To really fix it, it takes a new approach to how the system is designed, packaged, configured, and managed. It’s a big part of the innovation that has gone into the VMAX3 architecture as well as a key strategy focus across all EMC storage platforms. To fix it means turning the traditional provisioning process upside down. Today we often build the storage bucket and start pouring in apps until it overflows. Knowing how many more apps you can pour in or when you are about to hit that overflow point is to use a technical term, hard.
Provisioning by service level (or in EMC lingo “SLO Provisioning”) lets the app guys request a certain level of service, say “Gold” to get a 5ms average response time. The storage system then automatically sizes and determines if the storage infrastructure has enough resources (ports, engines, cache, disks, etc.) available to deliver it.
By running this admissibility check the system then knows if you can safely commit to the provisioning request. Not only will it tell you if you can deliver the 5ms response time, but it can also do it without impacting the other apps already running on the array. The key point is the request is validated before provisioning the storage. It’s sort of like making sure you have enough funds in your bank account so you know if you have enough to cover the check you are writing.

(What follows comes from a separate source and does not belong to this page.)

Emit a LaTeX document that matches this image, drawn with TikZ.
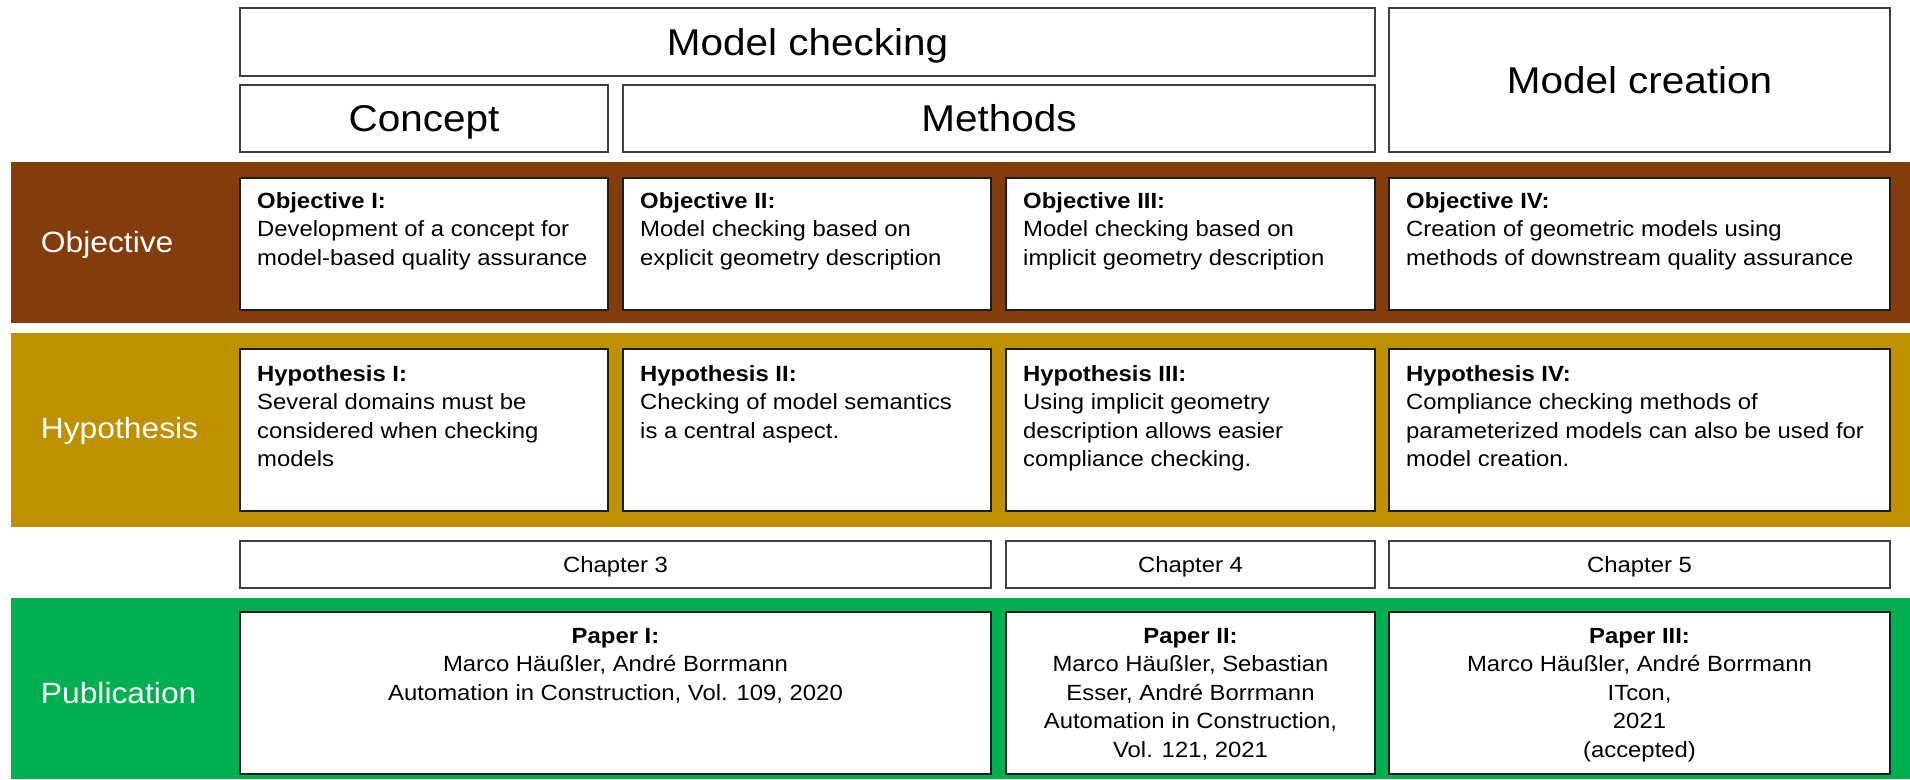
\documentclass[tikz,border=0pt]{standalone}
\usepackage{fontspec}
\setmainfont{Liberation Sans}[FakeStretch=1.085]
\definecolor{objband}{HTML}{843C0C}
\definecolor{hypband}{HTML}{BF9000}
\definecolor{pubband}{HTML}{00B050}
\definecolor{edge}{HTML}{1E1E1E}

% rectangle node spanning (x1,y1)-(x2,y2): name, x1, y1, x2, y2, style, text
\newcommand\spanbox[7]{%
  \node[#6, minimum width={(#4)-(#2)}, minimum height={(#5)-(#3)}]
    (#1) at ({((#2)+(#4))/2},{((#3)+(#5))/2}) {#7};}

\tikzset{
  band/.style={fill=#1, draw=none, inner sep=0pt, outer sep=0pt},
  cell/.style={draw=edge, line width=1.8pt, fill=white, inner sep=0pt, outer sep=0pt},
  headcell/.style={cell, draw=edge!85, font=\fontsize{37.3}{44}\selectfont,
    text height=26.7pt, text depth=0pt},
  chapcell/.style={cell, draw=edge!85, font=\fontsize{22}{28.3}\selectfont,
    text height=15.75pt, text depth=0pt},
  rowlabel/.style={anchor=base west, inner sep=0pt, text=white,
    font=\fontsize{29.3}{35}\selectfont},
  celltext/.style={anchor=north west, inner sep=0pt, align=left,
    font=\fontsize{22}{28.3}\selectfont},
  papertext/.style={anchor=north, inner sep=0pt, align=center,
    font=\fontsize{22}{28.5}\selectfont},
}

\begin{document}
\begin{tikzpicture}[x=1pt,y=-1pt]
\useasboundingbox (0,0) rectangle (1910,779);

% coloured row bands
\spanbox{objrow}{11}{162}{1910}{323}{band=objband}{}
\spanbox{hyprow}{11}{333}{1910}{527}{band=hypband}{}
\spanbox{pubrow}{11}{598}{1910}{779}{band=pubband}{}

% row labels
\node[rowlabel] (lobj) at (40.7,252.7) {Objective};
\node[rowlabel] (lhyp) at (40.7,438.5) {Hypothesis};
\node[rowlabel] (lpub) at (40.7,703.3) {Publication};

% column headers
\spanbox{mcheck}{240}{8}{1375}{76}{headcell}{Model checking}
\spanbox{concept}{240}{85}{608}{152}{headcell}{Concept}
\spanbox{methods}{623}{85}{1375}{152}{headcell}{Methods}
\spanbox{mcreate}{1389}{8}{1890}{152}{headcell}{Model creation}

% objectives
\spanbox{oa}{240}{178}{608}{310}{cell}{}
\spanbox{ob}{623}{178}{991}{310}{cell}{}
\spanbox{oc}{1006}{178}{1375}{310}{cell}{}
\spanbox{od}{1389}{178}{1890}{310}{cell}{}
\node[celltext] (toa) at ([xshift=17pt,yshift=-10.5pt]oa.north west)
  {\strut\textbf{Objective I:}\\\strut Development of a concept for\\\strut model-based quality assurance};
\node[celltext] (tob) at ([xshift=17pt,yshift=-10.5pt]ob.north west)
  {\strut\textbf{Objective II:}\\\strut Model checking based on\\\strut explicit geometry description};
\node[celltext] (toc) at ([xshift=17pt,yshift=-10.5pt]oc.north west)
  {\strut\textbf{Objective III:}\\\strut Model checking based on\\\strut implicit geometry description};
\node[celltext] (tod) at ([xshift=17pt,yshift=-10.5pt]od.north west)
  {\strut\textbf{Objective IV:}\\\strut Creation of geometric models using\\\strut methods of downstream quality assurance};

% hypotheses
\spanbox{ha}{240}{349}{608}{511}{cell}{}
\spanbox{hb}{623}{349}{991}{511}{cell}{}
\spanbox{hc}{1006}{349}{1375}{511}{cell}{}
\spanbox{hd}{1389}{349}{1890}{511}{cell}{}
\node[celltext] (tha) at ([xshift=17pt,yshift=-12.5pt]ha.north west)
  {\strut\textbf{Hypothesis I:}\\\strut Several domains must be\\\strut considered when checking\\\strut models};
\node[celltext] (thb) at ([xshift=17pt,yshift=-12.5pt]hb.north west)
  {\strut\textbf{Hypothesis II:}\\\strut Checking of model semantics\\\strut is a central aspect.};
\node[celltext] (thc) at ([xshift=17pt,yshift=-12.5pt]hc.north west)
  {\strut\textbf{Hypothesis III:}\\\strut Using implicit geometry\\\strut description allows easier\\\strut compliance checking.};
\node[celltext] (thd) at ([xshift=17pt,yshift=-12.5pt]hd.north west)
  {\strut\textbf{Hypothesis IV:}\\\strut Compliance checking methods of\\\strut parameterized models can also be used for\\\strut model creation.};

% chapters
\spanbox{ch3}{240}{541}{991}{588}{chapcell}{Chapter 3}
\spanbox{ch4}{1006}{541}{1375}{588}{chapcell}{Chapter 4}
\spanbox{ch5}{1389}{541}{1890}{588}{chapcell}{Chapter 5}

% publications
\spanbox{pa}{240}{612}{991}{774}{cell}{}
\spanbox{pb}{1006}{612}{1375}{774}{cell}{}
\spanbox{pc}{1389}{612}{1890}{774}{cell}{}
\node[papertext] (tpa) at ([yshift=-11pt]pa.north)
  {\strut\textbf{Paper I:}\\\strut Marco Häußler, André Borrmann\\\strut Automation in Construction, Vol. 109, 2020};
\node[papertext] (tpb) at ([yshift=-11pt]pb.north)
  {\strut\textbf{Paper II:}\\\strut Marco Häußler, Sebastian\\\strut Esser, André Borrmann\\\strut Automation in Construction,\\\strut Vol. 121, 2021};
\node[papertext] (tpc) at ([yshift=-11pt]pc.north)
  {\strut\textbf{Paper III:}\\\strut Marco Häußler, André Borrmann\\\strut ITcon,\\\strut 2021\\\strut (accepted)};
\end{tikzpicture}
\end{document}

If it can’t deliver Gold, the system can tell you what’s actually available in the system and what performance you can deliver. So while you may not have enough left to deliver Gold at 5ms, you may have enough to deliver Silver at 10ms. If you really do need more Gold, the system can advise you what to add to get Gold (ie, like more front end, backend or disk resources). Again, like your bank account, if you only have $50 and you need to write a check for $100, the system tells you to deposit another $50.
Just like overdraft protection, the system won’t stop you from asking for Gold and provisioning it, even if you don’t have enough. It will tell you that you shouldn’t. If you do it anyway the system will try and loan the resources from other apps if they are available. The system can’t guarantee that Gold can be delivered for this app.

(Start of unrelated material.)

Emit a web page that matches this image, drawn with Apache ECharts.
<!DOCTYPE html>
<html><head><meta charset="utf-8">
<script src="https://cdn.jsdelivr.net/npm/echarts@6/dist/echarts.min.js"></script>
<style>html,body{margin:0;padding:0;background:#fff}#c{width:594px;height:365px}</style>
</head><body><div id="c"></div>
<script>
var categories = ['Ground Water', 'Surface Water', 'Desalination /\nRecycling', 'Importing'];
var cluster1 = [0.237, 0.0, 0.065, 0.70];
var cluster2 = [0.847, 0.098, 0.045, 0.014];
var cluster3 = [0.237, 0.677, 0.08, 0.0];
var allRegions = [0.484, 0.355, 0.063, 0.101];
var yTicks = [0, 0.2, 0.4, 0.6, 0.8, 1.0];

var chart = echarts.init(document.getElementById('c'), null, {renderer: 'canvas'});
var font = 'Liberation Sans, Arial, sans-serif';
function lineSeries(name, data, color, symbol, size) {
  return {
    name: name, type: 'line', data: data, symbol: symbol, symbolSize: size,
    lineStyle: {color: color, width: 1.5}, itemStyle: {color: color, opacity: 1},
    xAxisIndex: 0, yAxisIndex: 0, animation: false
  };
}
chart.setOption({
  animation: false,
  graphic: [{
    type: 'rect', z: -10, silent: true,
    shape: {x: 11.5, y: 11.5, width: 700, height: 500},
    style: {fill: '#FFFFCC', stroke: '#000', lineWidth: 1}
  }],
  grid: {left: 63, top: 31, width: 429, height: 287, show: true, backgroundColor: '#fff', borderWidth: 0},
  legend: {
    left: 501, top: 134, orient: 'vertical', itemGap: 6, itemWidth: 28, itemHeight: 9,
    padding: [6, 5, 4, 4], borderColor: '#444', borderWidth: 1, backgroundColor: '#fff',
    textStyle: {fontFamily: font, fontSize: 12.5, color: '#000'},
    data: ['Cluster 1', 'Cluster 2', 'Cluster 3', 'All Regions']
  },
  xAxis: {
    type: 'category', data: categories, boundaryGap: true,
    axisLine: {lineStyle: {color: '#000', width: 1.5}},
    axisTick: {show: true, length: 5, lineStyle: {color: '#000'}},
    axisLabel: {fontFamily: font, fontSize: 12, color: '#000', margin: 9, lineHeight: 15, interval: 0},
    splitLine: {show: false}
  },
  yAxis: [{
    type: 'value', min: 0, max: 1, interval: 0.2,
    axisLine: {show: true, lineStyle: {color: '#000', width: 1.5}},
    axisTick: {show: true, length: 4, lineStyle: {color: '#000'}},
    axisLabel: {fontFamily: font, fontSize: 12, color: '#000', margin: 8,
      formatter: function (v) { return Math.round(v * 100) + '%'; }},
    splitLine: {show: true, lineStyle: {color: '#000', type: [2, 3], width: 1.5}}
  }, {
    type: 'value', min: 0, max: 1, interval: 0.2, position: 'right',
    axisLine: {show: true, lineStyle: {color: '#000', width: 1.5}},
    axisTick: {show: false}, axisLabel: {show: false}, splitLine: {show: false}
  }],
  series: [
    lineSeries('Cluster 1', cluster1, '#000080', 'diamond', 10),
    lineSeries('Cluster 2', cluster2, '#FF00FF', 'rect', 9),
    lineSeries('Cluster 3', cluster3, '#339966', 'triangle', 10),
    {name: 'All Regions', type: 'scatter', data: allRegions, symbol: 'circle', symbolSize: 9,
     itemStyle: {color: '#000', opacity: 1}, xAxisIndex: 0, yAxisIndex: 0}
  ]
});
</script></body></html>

Again the part that’s changed is that now the storage folks know when they are running out. There’s no magic bullet to prevent the bucket from getting full or making sure all your storage “checks” will always have enough in your account be covered. At least now the storage folks know before it happens, and when it does, how to fix it.
Is SLO provisioning a game changer? I guess it depends on your perspective. Here’s a good analogy (apologies to the millennials for going old school). Remember your gas gauge in your first car? It told you when you had half tank of gas. While you knew when it hit “E” you were out of gas, you didn’t really know how far you could go before you needed to gas up.

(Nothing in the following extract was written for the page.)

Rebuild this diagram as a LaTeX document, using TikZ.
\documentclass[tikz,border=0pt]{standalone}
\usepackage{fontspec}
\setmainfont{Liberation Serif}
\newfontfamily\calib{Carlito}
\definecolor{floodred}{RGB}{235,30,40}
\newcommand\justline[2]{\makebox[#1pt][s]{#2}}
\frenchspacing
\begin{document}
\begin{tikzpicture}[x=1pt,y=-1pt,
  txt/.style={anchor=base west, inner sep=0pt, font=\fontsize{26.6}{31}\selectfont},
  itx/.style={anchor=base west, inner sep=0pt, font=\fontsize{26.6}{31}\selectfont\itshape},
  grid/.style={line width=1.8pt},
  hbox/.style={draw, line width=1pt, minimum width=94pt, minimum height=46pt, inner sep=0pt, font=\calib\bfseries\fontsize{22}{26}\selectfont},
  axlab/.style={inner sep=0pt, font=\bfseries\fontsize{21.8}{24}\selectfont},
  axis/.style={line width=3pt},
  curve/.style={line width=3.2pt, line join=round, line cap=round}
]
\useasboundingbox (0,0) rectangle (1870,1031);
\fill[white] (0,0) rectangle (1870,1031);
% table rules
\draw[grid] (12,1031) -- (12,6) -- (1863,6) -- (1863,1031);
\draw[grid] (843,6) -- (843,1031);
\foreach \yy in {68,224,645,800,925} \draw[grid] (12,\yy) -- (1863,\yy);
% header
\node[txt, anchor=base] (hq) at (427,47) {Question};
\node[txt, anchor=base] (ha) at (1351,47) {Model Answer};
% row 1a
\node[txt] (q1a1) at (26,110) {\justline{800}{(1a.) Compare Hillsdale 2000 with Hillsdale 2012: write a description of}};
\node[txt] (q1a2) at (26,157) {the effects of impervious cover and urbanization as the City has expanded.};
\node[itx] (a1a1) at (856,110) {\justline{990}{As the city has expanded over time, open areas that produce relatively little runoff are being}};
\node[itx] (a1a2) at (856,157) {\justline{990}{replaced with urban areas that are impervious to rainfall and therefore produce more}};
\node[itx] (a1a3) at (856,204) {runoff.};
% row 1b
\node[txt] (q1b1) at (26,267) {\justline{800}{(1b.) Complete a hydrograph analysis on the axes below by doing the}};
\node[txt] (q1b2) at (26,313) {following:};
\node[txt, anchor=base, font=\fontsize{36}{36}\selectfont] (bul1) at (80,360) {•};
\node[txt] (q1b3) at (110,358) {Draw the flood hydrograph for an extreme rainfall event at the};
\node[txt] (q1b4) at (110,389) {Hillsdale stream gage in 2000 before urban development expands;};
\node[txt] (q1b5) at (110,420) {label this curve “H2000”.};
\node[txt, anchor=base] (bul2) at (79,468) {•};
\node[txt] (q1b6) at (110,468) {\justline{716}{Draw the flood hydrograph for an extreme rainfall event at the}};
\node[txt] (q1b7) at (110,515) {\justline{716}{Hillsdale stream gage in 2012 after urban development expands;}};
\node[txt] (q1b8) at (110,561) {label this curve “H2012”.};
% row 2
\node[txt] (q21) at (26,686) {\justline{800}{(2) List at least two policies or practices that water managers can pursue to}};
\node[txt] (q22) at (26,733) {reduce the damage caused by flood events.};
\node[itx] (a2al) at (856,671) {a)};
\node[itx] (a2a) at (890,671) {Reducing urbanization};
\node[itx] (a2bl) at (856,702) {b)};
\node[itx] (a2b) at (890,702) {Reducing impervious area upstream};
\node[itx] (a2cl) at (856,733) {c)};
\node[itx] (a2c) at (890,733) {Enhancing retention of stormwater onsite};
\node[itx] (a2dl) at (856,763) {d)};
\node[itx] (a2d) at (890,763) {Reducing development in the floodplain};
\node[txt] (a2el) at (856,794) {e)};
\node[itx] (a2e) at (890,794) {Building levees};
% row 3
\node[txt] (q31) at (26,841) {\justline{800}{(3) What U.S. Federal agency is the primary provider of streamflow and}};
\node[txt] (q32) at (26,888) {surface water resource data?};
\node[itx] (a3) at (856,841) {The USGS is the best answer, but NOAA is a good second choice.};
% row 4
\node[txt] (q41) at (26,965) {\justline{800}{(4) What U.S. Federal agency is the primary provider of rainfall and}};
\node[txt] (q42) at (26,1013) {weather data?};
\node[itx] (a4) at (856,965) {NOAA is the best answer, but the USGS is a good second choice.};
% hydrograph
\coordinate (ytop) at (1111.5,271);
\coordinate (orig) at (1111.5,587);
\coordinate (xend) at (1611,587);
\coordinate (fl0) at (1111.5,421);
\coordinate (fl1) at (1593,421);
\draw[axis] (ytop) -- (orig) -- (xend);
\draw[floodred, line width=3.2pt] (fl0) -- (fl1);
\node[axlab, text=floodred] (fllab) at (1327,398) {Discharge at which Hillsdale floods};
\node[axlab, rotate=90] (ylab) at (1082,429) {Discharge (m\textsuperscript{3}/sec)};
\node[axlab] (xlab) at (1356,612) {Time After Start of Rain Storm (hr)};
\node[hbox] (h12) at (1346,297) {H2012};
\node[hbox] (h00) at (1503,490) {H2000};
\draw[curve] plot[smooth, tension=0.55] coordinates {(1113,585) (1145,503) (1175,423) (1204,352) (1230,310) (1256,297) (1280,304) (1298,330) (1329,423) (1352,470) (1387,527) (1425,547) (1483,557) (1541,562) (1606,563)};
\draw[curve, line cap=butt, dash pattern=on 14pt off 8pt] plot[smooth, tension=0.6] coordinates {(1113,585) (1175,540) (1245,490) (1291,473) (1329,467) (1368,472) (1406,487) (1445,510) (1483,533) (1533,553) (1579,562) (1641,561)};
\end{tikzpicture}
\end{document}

If you remember those days you probably have seen a car or two on the side of the road with its gas cap opened and the driver a few miles up the road looking for a place to get some emergency gas. These were often the folks that knew they were close to “E” but decided to see how far they could push the needle to the left.
So why does that not happen very often today? I’d argue most drivers don’t really care if their tank is half empty or half full or even interested in seeing how far below “E” they can go. The cars of today don’t just tell you how much gas you have in the tank but more importantly how many miles you can go until you run out. I have no idea how full my gas tank is. What I do know is I can get back and forth to work for 3 more days until I need to add more gas.
So if a car can calculate how many miles you can go before running out of gas wouldn’t it be cool, and even useful, if a modern storage system could do the same? That’s why SLO based provisioning is so important and dare I say “Game Changing” to storage folks.
Whether you’re a half empty or half full person you now have better visibility into what’s really available before you start to push the limits. As the storage folks know, whether it’s full, half full, or empty, your users don’t care, they just expect to consume it.